Kaffeetrinker sind versichert, Schläger nicht

Kaum ein Bereich der Versicherungsrechtsprechung ist so spannend wie die der gesetzlichen Unfallversicherung. Über welchen Hergang, über welche Ursache wird wohl als nächstes diskutiert? Diesmal lauteten die Fragen, ob die Versorgung mit Kaffee zu notwendigen Verrichtungen und damit zur betrieblichen Tätigkeit gehört und ob eine Schlägerei auf dem Arbeitsweg private oder berufliche Gründe hat.

Die Intention entscheidet

Sich während der Arbeits­zeit einen Kaffee an einem Kaf­fee­au­to­maten zu holen, könnte man als privat veranlasst und damit nicht durch die Berufsgenossenschaft versichert werten. Das Verlassen des Arbeitsplatzes und das betreten der Kanine oder des Sozialraums würde demnach eine Pause bedeuten, die nicht im Interesse des Arbeitgebers liegt. So argumentierte die BG und lehnte Leistungen für eine Arbeitnehmerin ab, die auf frisch geputztem Boden ausgerutscht war und sich den 3. Lendenwirbel gebrochen hatte.

Das Verwaltungsgericht hatte sich dieser Auffassung noch angeschlossen, während das Hes­si­sche Landessozialgericht die Unfallversicherung zur Leistung verurteilte. Erfor­der­lich für die Anerkennung als Arbeitsunfall sei, so begründete das Gericht sein Urteil, dass die Ver­rich­tung des Ver­si­cherten zum Zeit­punkt des Unfalls den Tat­be­stand einer betrieb­li­chen Tätig­keit erfülle. Es müsse also ein innerer sach­li­cher Zusam­men­hang zwi­schen dem Unfall­er­eignis und der ver­si­cherten Tätig­keit bestehen.

Pause oder kurze Besorgung?

Dieser innere Zusam­men­hang sei konkret und individuell zu ermit­teln; es komme auf “die der Ver­rich­tung inne­woh­nenden Hand­lungs­ten­denz” an. Versichert sei nicht die Nah­rungs­auf­nahme des Ver­si­cherten, sondern der Weg, der zur Beschaffung zurück­ge­legt werden müsse. Unerheblich sei, ob es sich bei diesem Weg um einen innerhalb oder außerhalb des Betriebs handle.
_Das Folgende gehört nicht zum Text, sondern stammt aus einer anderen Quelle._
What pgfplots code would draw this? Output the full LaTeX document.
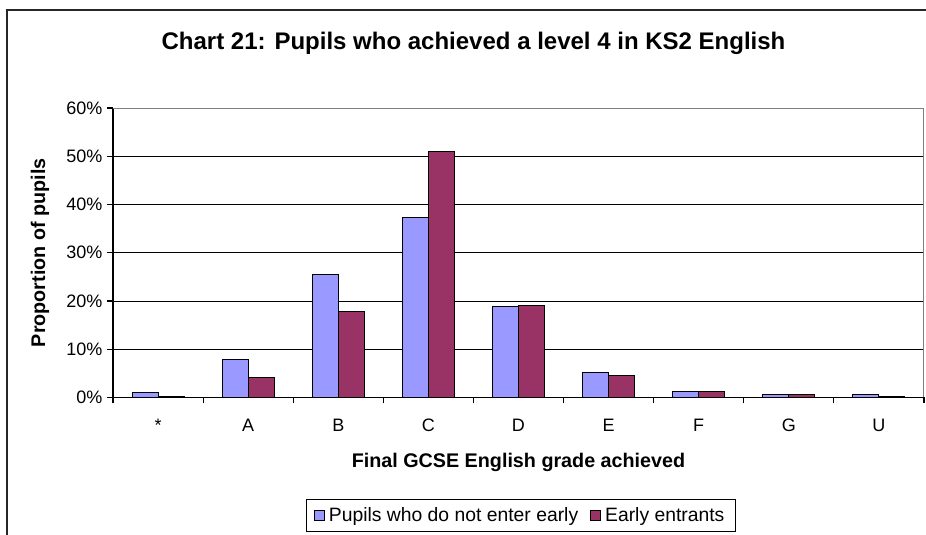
\documentclass[border=0pt]{standalone}
\usepackage{pgfplots}
\pgfplotsset{compat=1.18}
\usepackage{fontspec}
\setmainfont{Liberation Sans}
\definecolor{barblue}{HTML}{9999FF}
\definecolor{barred}{HTML}{993366}
\begin{document}
\begin{tikzpicture}[x=0.75pt,y=0.75pt]
\useasboundingbox (0,0) rectangle (926,535);
\draw[line width=1.1pt, black!85] (7,-2) -- (7,525) -- (928,525);
\begin{axis}[
  at={(84.75pt,103.125pt)}, anchor=south west,
  scale only axis, width=608.25pt, height=217.125pt,
  xmin=-0.5, xmax=8.5, ymin=0, ymax=60,
  axis x line*=bottom, axis y line*=left,
  axis line style={black, line width=0.8pt},
  xtick={0,...,8},
  xticklabels={*,A,B,C,D,E,F,G,U},
  major x tick style={draw=none},
  minor xtick={-0.5,0.5,...,8.5},
  minor x tick style={black, line width=0.8pt},
  ytick={0,10,...,60},
  yticklabel={\pgfmathprintnumber{\tick}\%},
  /pgf/number format/assume math mode=true,
  major y tick style={black, line width=0.8pt},
  tick align=outside,
  major tick length=4.5pt, minor tick length=4.5pt,
  ymajorgrids, grid style={black, line width=0.7pt},
  tick label style={font=\fontsize{13.5}{15}\selectfont},
  xticklabel style={yshift=-8pt},
  ybar=0pt, bar width=19.5pt,
  xlabel={Final GCSE English grade achieved},
  ylabel={Proportion of pupils},
  xlabel style={font=\bfseries\fontsize{14.8}{16}\selectfont, at={(axis description cs:0.5,-0.226)}, anchor=center},
  ylabel style={font=\bfseries\fontsize{14.8}{16}\selectfont, at={(axis description cs:-0.09,0.5)}, anchor=center},
  legend columns=2,
  legend style={at={(axis description cs:0.5025,-0.406)}, anchor=center, draw=black, line width=0.6pt,
    font=\fontsize{14.5}{16}\selectfont, inner xsep=6pt, inner ysep=4pt,
    /tikz/every even column/.append style={column sep=7pt},
    /tikz/every odd column/.append style={column sep=1pt}},
  legend image code/.code={\draw[#1, line width=0.6pt] (0pt,-3.8pt) rectangle (7.6pt,3.8pt);},
]
\addplot[fill=barblue, draw=black, line width=0.7pt] coordinates {(0,1.1) (1,7.9) (2,25.5) (3,37.4) (4,18.8) (5,5.2) (6,1.2) (7,0.6) (8,0.6)};
\addplot[fill=barred, draw=black, line width=0.7pt] coordinates {(0,0.3) (1,4.1) (2,17.9) (3,51.0) (4,19.1) (5,4.6) (6,1.2) (7,0.6) (8,0.3)};
\legend{Pupils who do not enter early, Early entrants}
\draw[gray, line width=0.8pt] (axis description cs:0,1) -- (axis description cs:1,1) -- (axis description cs:1,0);
\end{axis}
\node[font=\bfseries\fontsize{18}{21}\selectfont] at (473.5,492) {Chart 21: Pupils who achieved a level 4 in KS2 English};
\end{tikzpicture}
\end{document}
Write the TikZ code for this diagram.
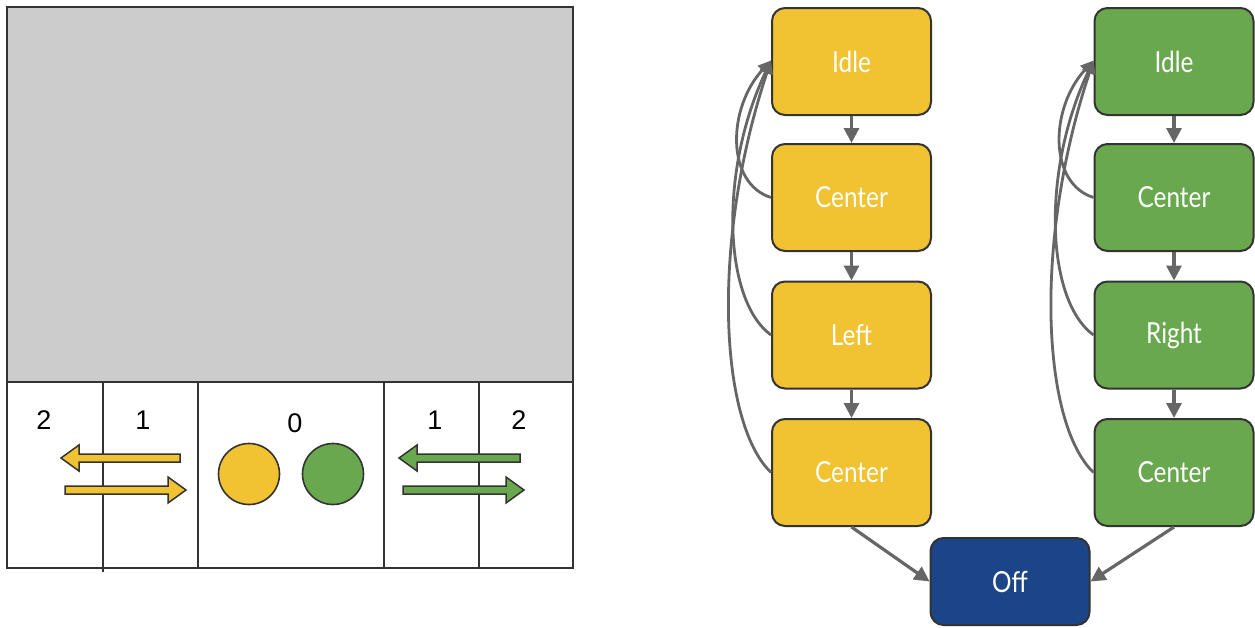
\documentclass[tikz,border=0pt]{standalone}
\usepackage{fontspec}
\setmainfont{Liberation Sans}
\newfontfamily\boxfont[FakeStretch=0.84]{Lato}
\usetikzlibrary{arrows.meta}

\definecolor{laneyellow}{HTML}{F1C232}
\definecolor{lanegreen}{HTML}{6AA84F}
\definecolor{offblue}{HTML}{1C4587}
\definecolor{screengray}{HTML}{CCCCCC}
\definecolor{edgedark}{HTML}{333333}
\definecolor{flowgray}{HTML}{666666}

\tikzset{
  panel/.style={draw=edgedark, line width=2pt},
  state/.style={draw=edgedark, line width=2pt, rounded corners=13pt,
    minimum width=159pt, minimum height=107pt, inner sep=0pt,
    text=white, font=\boxfont\fontsize{29}{32}\selectfont},
  flow/.style={draw=flowgray, line width=3.2pt,
    -{Triangle[length=15pt,width=15pt]}},
  backflow/.style={draw=flowgray, line width=2.8pt,
    -{Triangle[length=13pt,width=12pt]}},
  blockarrow/.style={draw=edgedark, line width=1.5pt},
  lanenum/.style={font=\fontsize{27}{29}\selectfont, text=black},
  lamp/.style={circle, draw=edgedark, line width=1.6pt, minimum size=61pt, inner sep=0pt}
}

\begin{document}
\begin{tikzpicture}[x=1pt, y=-1pt]
\useasboundingbox (0,0) rectangle (1255,627);

% ---- screen and lane strip ----
\fill[screengray] (7,7) rectangle (573,382);
\draw[panel] (7,7) rectangle (573,382);
\draw[panel] (7,382) rectangle (573,568);
\draw[panel] (103,382) -- (103,572);
\draw[panel] (198,382) -- (198,568);
\draw[panel] (384,382) -- (384,568);
\draw[panel] (479,382) -- (479,568);

\node[lanenum] (n2l) at (44,420) {2};
\node[lanenum] (n1l) at (143,420) {1};
\node[lanenum] (n0)  at (295,423) {0};
\node[lanenum] (n1r) at (435,420) {1};
\node[lanenum] (n2r) at (519,420) {2};

% lane change arrows
\filldraw[blockarrow, fill=laneyellow]
  (180,454) -- (79,454) -- (79,445) -- (61,458) -- (79,471) -- (79,462) -- (180,462) -- cycle;
\filldraw[blockarrow, fill=laneyellow]
  (65,486) -- (168,486) -- (168,477) -- (186,490) -- (168,503) -- (168,494) -- (65,494) -- cycle;
\filldraw[blockarrow, fill=lanegreen]
  (520,454) -- (417,454) -- (417,445) -- (399,458) -- (417,471) -- (417,462) -- (520,462) -- cycle;
\filldraw[blockarrow, fill=lanegreen]
  (403,486) -- (506,486) -- (506,477) -- (524,490) -- (506,503) -- (506,494) -- (403,494) -- cycle;

% player lamps
\node[lamp, fill=laneyellow] (lampy) at (249,474) {};
\node[lamp, fill=lanegreen]  (lampg) at (333,474) {};

% ---- state machines ----
\node[state, fill=laneyellow] (yidle) at (851.5,61.5) {Idle};
\node[state, fill=laneyellow] (yc1)   at (851.5,197.5) {Center};
\node[state, fill=laneyellow] (yside) at (851.5,335) {Left};
\node[state, fill=laneyellow] (yc2)   at (851.5,472.5) {Center};

\node[state, fill=lanegreen] (gidle) at (1174,61.5) {Idle};
\node[state, fill=lanegreen] (gc1)   at (1174,197.5) {Center};
\node[state, fill=lanegreen] (gside) at (1174,335) {Right};
\node[state, fill=lanegreen] (gc2)   at (1174,472.5) {Center};

\node[state, fill=offblue, minimum height=87pt] (off) at (1010,581.5) {Off};

\foreach \p in {y,g}{
  \draw[flow] (\p idle.south) -- (\p c1.north);
  \draw[flow] (\p c1.south) -- (\p side.north);
  \draw[flow] (\p side.south) -- (\p c2.north);
  \draw[backflow] (\p c1.west) .. controls +(-45,-14) and +(-44,48) .. ([yshift=1pt]\p idle.west);
  \draw[backflow] (\p side.west) .. controls +(-48,-35) and +(-52,110) .. ([yshift=1pt]\p idle.west);
  \draw[backflow] (\p c2.west) .. controls +(-52,-50) and +(-60,180) .. ([yshift=1pt]\p idle.west);
}

\draw[flow] (yc2.south) -- (off.west);
\draw[flow] (gc2.south) -- (off.east);

\end{tikzpicture}
\end{document}
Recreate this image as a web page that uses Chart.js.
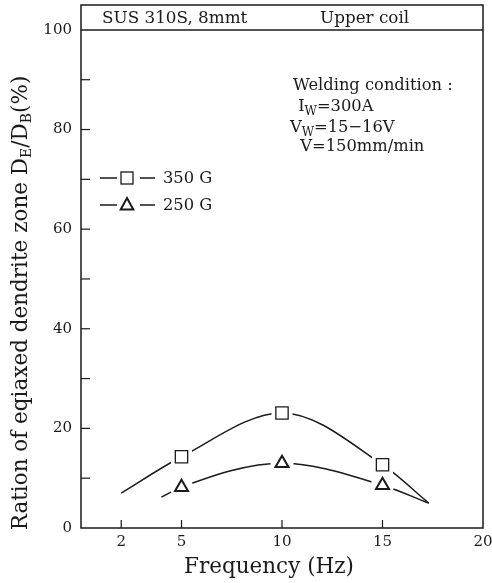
<!DOCTYPE html>
<html>
<head>
<meta charset="utf-8">
<script src="https://cdn.jsdelivr.net/npm/chart.js@4.4.1/dist/chart.umd.min.js"></script>
<style>
html,body{margin:0;padding:0;background:#fff;}
#wrap{width:492px;height:583px;position:relative;}
</style>
</head>
<body>
<div id="wrap"><canvas id="c" width="492" height="583"></canvas></div>
<script>
// ---- data ----
const markerFreq = [5, 10, 15];
const g350 = [14.3, 23.1, 12.7];
const g250 = [8.2, 13.0, 8.6];
// fitted curves (incl. free ends of the drawn lines)
const curve350Freq = [2, 5, 10, 15, 17.3];
const curve350Val  = [7.0, 14.3, 23.1, 12.7, 5.0];
const curve250Freq = [4, 5, 10, 15, 17.3];
const curve250Val  = [6.2, 8.2, 13.0, 8.6, 5.0];
const xTicks = [2, 5, 10, 15, 20];
const yTicks = [0, 10, 20, 30, 40, 50, 60, 70, 80, 90, 100];
const yLabelStep = 20;
const seriesNames = ['350 G', '250 G'];
const headerLeft = 'SUS 310S, 8mmt';
const headerRight = 'Upper coil';
const xTitle = 'Frequency (Hz)';

const FONT = '"DejaVu Serif", "Liberation Serif", serif';
const INK = '#1a1a1a';

function pts(xs, ys){ return xs.map((x,i)=>({x:x, y:ys[i]})); }

// text with subscripts: parts = [[text, isSub], ...]
function drawRich(ctx, parts, x, y, size, subSize, align){
  let total = 0;
  const widths = parts.map(p=>{ ctx.font = (p[1]?subSize:size)+'px '+FONT; const w = ctx.measureText(p[0]).width; total += w; return w;});
  let cx = align==='center' ? x - total/2 : x;
  parts.forEach((p,i)=>{
    ctx.font = (p[1]?subSize:size)+'px '+FONT;
    ctx.fillText(p[0], cx, p[1] ? y + size*0.3 : y);
    cx += widths[i];
  });
}

// white gaps in the curves around each marker, then the markers on top
const gaps = {
  id:'gaps',
  afterDatasetsDraw(chart){
    const ctx = chart.ctx, a = chart.chartArea;
    const markerSets = [2, 3];
    ctx.save();
    ctx.fillStyle = '#fff';
    markerSets.forEach(di=>{
      const meta = chart.getDatasetMeta(di);
      const isRect = chart.data.datasets[di].pointStyle === 'rect';
      meta.data.forEach(el=>{
        ctx.beginPath();
        if(isRect){ ctx.rect(el.x-10.5, el.y-10.5, 21, 21); }
        else { ctx.arc(el.x, el.y, 11.5, 0, Math.PI*2); }
        ctx.fill();
      });
    });
    ctx.restore();
    markerSets.forEach(di=>{ chart.getDatasetMeta(di).data.forEach(el=>el.draw(ctx, a)); });
  }
};

const decor = {
  id:'decor',
  afterDraw(chart){
    const ctx = chart.ctx, a = chart.chartArea;
    const xs = chart.scales.x, ys = chart.scales.y;
    ctx.save();
    ctx.strokeStyle = INK; ctx.fillStyle = INK;
    // frame
    ctx.lineWidth = 1.5;
    ctx.strokeRect(a.left, a.top, a.right-a.left, a.bottom-a.top);
    const y100 = ys.getPixelForValue(100);
    ctx.beginPath(); ctx.moveTo(a.left, y100); ctx.lineTo(a.right, y100); ctx.stroke();
    // inward ticks
    ctx.lineWidth = 1.2;
    yTicks.forEach(v=>{ if(v===0||v===100) return; const p = ys.getPixelForValue(v);
      ctx.beginPath(); ctx.moveTo(a.left, p); ctx.lineTo(a.left+9, p); ctx.stroke(); });
    xTicks.forEach(v=>{ if(v===20) return; const p = xs.getPixelForValue(v);
      ctx.beginPath(); ctx.moveTo(p, a.bottom); ctx.lineTo(p, a.bottom-8); ctx.stroke(); });
    // header
    ctx.textBaseline = 'middle'; ctx.textAlign = 'left';
    ctx.font = '16.8px '+FONT;
    const hy = (a.top + y100)/2 + 1;
    ctx.fillText(headerLeft, a.left+21, hy);
    ctx.fillText(headerRight, a.left+239, hy);
    // welding condition
    const wx = a.left + 212;
    drawRich(ctx, [['Welding condition :', false]], wx, 86, 16.3, 12, 'left');
    drawRich(ctx, [[' I', false], ['W', true], ['=300A', false]], wx, 107, 16.3, 12, 'left');
    drawRich(ctx, [['V', false], ['W', true], ['=15\u221216V', false]], wx-3, 128, 16.3, 12, 'left');
    drawRich(ctx, [['  V=150mm/min', false]], wx-3, 147, 16.3, 12, 'left');
    // legend
    const rows = [178, 205];
    rows.forEach((ry,i)=>{
      ctx.strokeStyle = INK; ctx.lineWidth = 1.3;
      ctx.beginPath(); ctx.moveTo(a.left+19, ry); ctx.lineTo(a.left+36, ry);
      ctx.moveTo(a.left+59, ry); ctx.lineTo(a.left+74, ry); ctx.stroke();
      const mx = a.left+46;
      if(i===0){
        ctx.fillStyle='#fff'; ctx.fillRect(mx-6, ry-6, 12, 12);
        ctx.lineWidth=1.3; ctx.strokeRect(mx-6, ry-6, 12, 12);
      } else {
        ctx.lineWidth=2; ctx.beginPath();
        ctx.moveTo(mx, ry-7); ctx.lineTo(mx+6.3, ry+4.5); ctx.lineTo(mx-6.3, ry+4.5); ctx.closePath(); ctx.stroke();
      }
      ctx.fillStyle = INK;
      ctx.font = '16.3px '+FONT; ctx.textAlign='left';
      ctx.fillText(seriesNames[i], a.left+82, ry+1);
    });
    // x title
    ctx.font = '21.5px '+FONT; ctx.textAlign = 'center';
    ctx.fillText(xTitle, 269, 567);
    // y title
    ctx.translate(21, 303); ctx.rotate(-Math.PI/2);
    ctx.textAlign = 'left';
    drawRich(ctx, [['Ration of eqiaxed dendrite zone D', false], ['E', true], ['/D', false], ['B', true], ['(%)', false]], 0, 0, 21.5, 14, 'center');
    ctx.restore();
  }
};

new Chart(document.getElementById('c'), {
  type:'scatter',
  data:{ datasets:[
    { data:pts(curve350Freq, curve350Val), showLine:true, cubicInterpolationMode:'monotone', borderColor:INK, borderWidth:1.5, pointRadius:0 },
    { data:pts(curve250Freq, curve250Val), showLine:true, cubicInterpolationMode:'monotone', borderColor:INK, borderWidth:1.5, pointRadius:0 },
    { data:pts(markerFreq, g350), showLine:false, pointStyle:'rect', pointRadius:8.7, pointBackgroundColor:'#fff', pointBorderColor:INK, pointBorderWidth:1.3 },
    { data:pts(markerFreq, g250), showLine:false, pointStyle:'triangle', pointRadius:7.5, pointBackgroundColor:'#fff', pointBorderColor:INK, pointBorderWidth:2 }
  ]},
  options:{
    responsive:false, animation:false, devicePixelRatio:1,
    layout:{ autoPadding:false, padding:{ top:5, right:9, left:0, bottom:0 } },
    plugins:{ legend:{display:false}, tooltip:{enabled:false} },
    scales:{
      x:{ type:'linear', min:0, max:20,
        grid:{display:false, drawTicks:false}, border:{display:false},
        afterBuildTicks(s){ s.ticks = xTicks.map(v=>({value:v})); },
        afterFit(s){ s.height = 55; s.paddingLeft = 0; s.paddingRight = 0; },
        ticks:{ color:INK, font:{family:FONT, size:15}, padding:5, maxRotation:0, autoSkip:false }
      },
      y:{ type:'linear', min:0, max:105,
        grid:{display:false, drawTicks:false}, border:{display:false},
        afterBuildTicks(s){ s.ticks = yTicks.map(v=>({value:v})); },
        afterFit(s){ s.width = 81; s.paddingTop = 0; s.paddingBottom = 0; },
        ticks:{ color:INK, font:{family:FONT, size:15}, padding:9, autoSkip:false,
          callback(v){ return v % yLabelStep === 0 ? String(v) : ''; } }
      }
    }
  },
  plugins:[gaps, decor]
});
</script>
</body>
</html>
Hole sich der Beschäftigte Nahrungsmittel – im verhandelten Fall Kaffee – mit der Intention, diese am Arbeitsplatz während der Arbeit zu verzehren, stünde klar die betriebliche Tätigkeit im Vordergrund und nicht eine private Pause (wie sie beispielsweise beim Rauchen regelmäßig angenommen wird). Eine Prüfung, ob der Kaffee notwendig war, um die Arbeitskraft aufrechtzuerhalten, könne entfallen, ergänzte das LSG (Az.: L 3 U 202/21; Revision wurde zugelassen)

Prügelei gehört nicht zum Job

Ob Opfer oder Täter, ob verletzt oder anderweitig geschädigt, jede Form der Auseinandersetzung auf dem Arbeitsweg oder während der Tätigkeit ist dem privaten Bereich zuzurechnen. Diese Belehrung musste sich ein Baustellenleiter vom Sozialgericht Berlin anhören. Zwar war er von einem betriebsfremden LKW-Fahrer daran gehindert worden, das Betriebsgelände seines Arbeitgebers mit seinem Auto zu befahren, doch hätte er vermeiden müssen, dass aus dem Streit eine Schlägerei wird. Die Mittelgesichtsfraktur, die er sich nach dem Faustschlag des LKW-Fahrers zugezogen hatte, zieht gemäß diesem Urteil und anderer vergleichbarer zuvor keinen Anspruch aus Leistungen aus der Berufsgenossenschaft nach sich.

Bereits die Diskussion, die der Arbeitnehmer mit dem LKW-Fahrer begann, gehörte zu seinem rein privaten Anliegen, verdeutlichte die Kammer das Fehlen eines sachlichen Zusammenhangs zwischen der Verletzung und der versicherten Tätigkeit. Darüber hinaus, betonte sie, sei keine Form der Zurechtweisung anderer Verkehrsteilnehmer als betrieblich veranlasst zu werten, unabhängig vom vorangegangenen Geschehen und dem, was sich daraus letztlich entwickle (SG Berlin, Az.: S 98 U 50/21).